Many fabric conversations start too early with “do you want cotton or nylon?” That is usually the wrong first question. Buyers should start with this instead: what does the garment need most?

Different categories care about different things. Activewear usually prioritizes moisture control, recovery, and abrasion resistance. Casualwear often prioritizes skin comfort, drape, and everyday ease. Commuter or knit-tailored styles care more about shape retention, surface cleanliness, and all-day appearance.

Start With End Use, Not Fiber Identity

Cotton, nylon, polyester, modal, Tencel, and blends all have value, but none of them are the answer by themselves. The useful question is whether their behavior matches the garment application.

A stronger decision sequence is:

  1. define the wearing scenario first
  2. rank the top two or three performance needs
  3. choose the fiber and construction combination after that

That keeps the material choice tied to the product instead of trend language.

Where Cotton and Cotton-Rich Knits Make More Sense

Cotton still has a strong position for good reasons. It is familiar, breathable, skin-friendly, and commercially easy to use. It remains a stable base for tees, loungewear, kidswear, light casualwear, and many sweatshirt programs.

But it also has clear limits:

  • it absorbs moisture quickly, but does not always dry quickly
  • it feels natural, but does not offer the best recovery
  • it is comfortable, but not the strongest answer for high-friction or high-stretch use

If the product needs natural comfort and a non-technical handfeel, cotton-rich routes are usually the safer choice.

Where Nylon and Stretch Blends Work Better

Nylon is stronger in abrasion resistance, strength, and recovery. It fits better in:

  • body-hugging activewear
  • yoga and training styles
  • cycling and light outdoor products
  • swim and stretch base layers

These categories depend more on shape support, repeated movement, and resilience under use. Nylon is rarely chosen because it feels more natural. It is chosen because it handles stress better.

Still, when the garment needs a softer or more everyday feel, pure nylon can become too technical. That is where blending becomes useful.

How Category Changes the Fabric Answer

Activewear

Good activewear decisions should not stop at “moisture wicking.” Buyers should also check:

  • whether recovery remains stable after repeated stretch
  • whether the surface pills under friction
  • whether the fabric feels overly warm after sweating
  • whether wash cycles change fit or compression

These projects often favor nylon, polyester, and elastane combinations, or blends with functional finishing support.

Casualwear

Casualwear usually sells a mood as much as a spec. Many programs are really selling ease, softness, drape, or a relaxed premium look. That leaves space for cotton, cotton-modal, cotton-Tencel, and balanced cotton-poly routes.

For casualwear, useful questions are:

  • does it feel easy to wear?
  • does it hold up after washing?
  • does the cost fit the target price band?
  • does the surface create enough visual identity?

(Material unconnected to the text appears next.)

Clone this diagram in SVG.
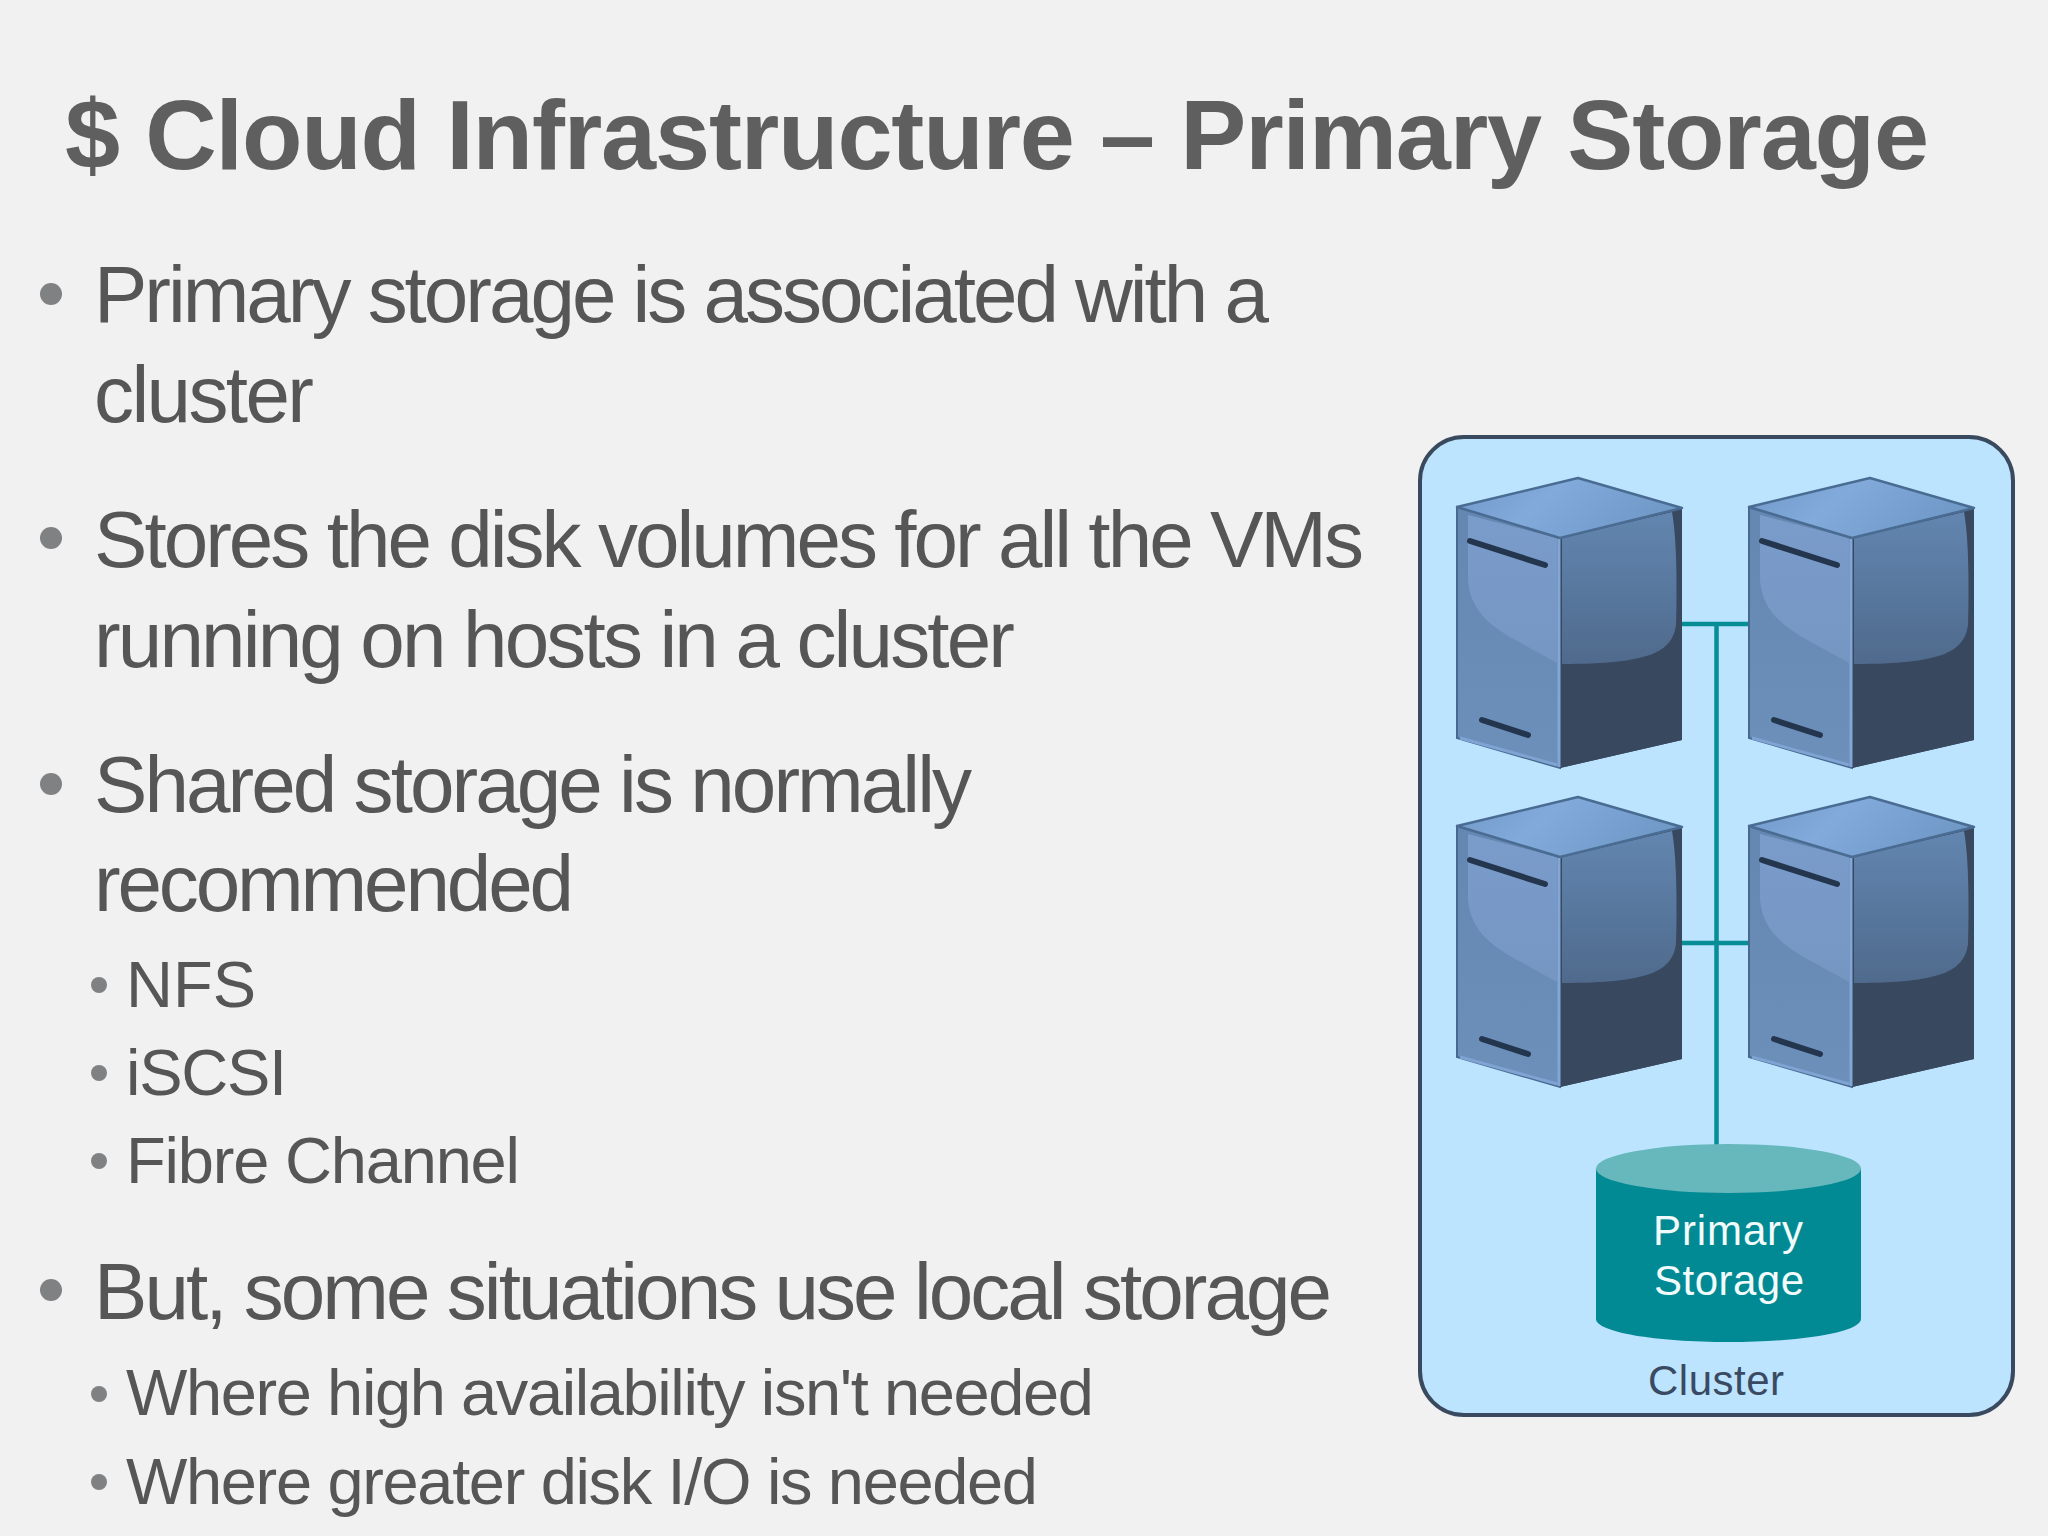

Commuter and Knit-Tailored Styles

Traditional formalwear remains mostly woven, but the growth of knit-led commuter dressing means more stable knit constructions are entering that space. Here the goal is not softness alone. It is:

  • structure
  • surface neatness
  • recovery
  • appearance retention over a full day

That often pushes the answer toward denser structures, interlocks, stable ribs, double knits, or blends with stronger rebound.

Blending Is Often More Practical Than Purity

In real development, the most stable commercial answer is often not 100% of one fiber. It is a blend that balances multiple needs.

For example:

  • cotton + elastane keeps comfort while improving recovery
  • cotton + nylon adds durability and structure
  • Tencel + cotton softens handfeel and improves drape
  • nylon + elastane strengthens support and movement
  • polyester + cotton balances cost, stability, and daily wear

The value of blending is not that it sounds more technical. The value is that it builds a more usable performance combination for the actual garment.

Do Not Skip the Base Performance Checks

Whether the route is cotton or nylon, buyers should still confirm:

  • whether the weight suits the garment category
  • whether stretch and recovery are strong enough
  • whether wash shrinkage stays acceptable
  • whether pilling, abrasion, and colorfastness fit the customer expectation
  • whether the final handfeel can repeat after dyeing and finishing

If those points are weak, the material story will not protect the bulk order later.

Fabric Selection Is Really a Trade-Off Exercise

No knit fabric is best at everything. Selection is always a trade-off:

  • more natural usually means some functional compromise
  • stronger performance can change comfort and handfeel
  • stronger stability may require higher cost or a different surface feel

The goal is not to find the perfect fabric in theory. It is to find the fabric that is most correct for the category.

A Better Internal Method: Build by Category

For brands handling many styles each season, the most practical approach is to build an internal review table by category:

  1. what is the core requirement for this garment type
  2. which material routes should be checked first
  3. what weight and stretch range is acceptable
  4. which risks must be cleared before sampling

Once that table exists, the cotton-versus-nylon debate becomes much more useful. It stops being a material argument and becomes a product decision.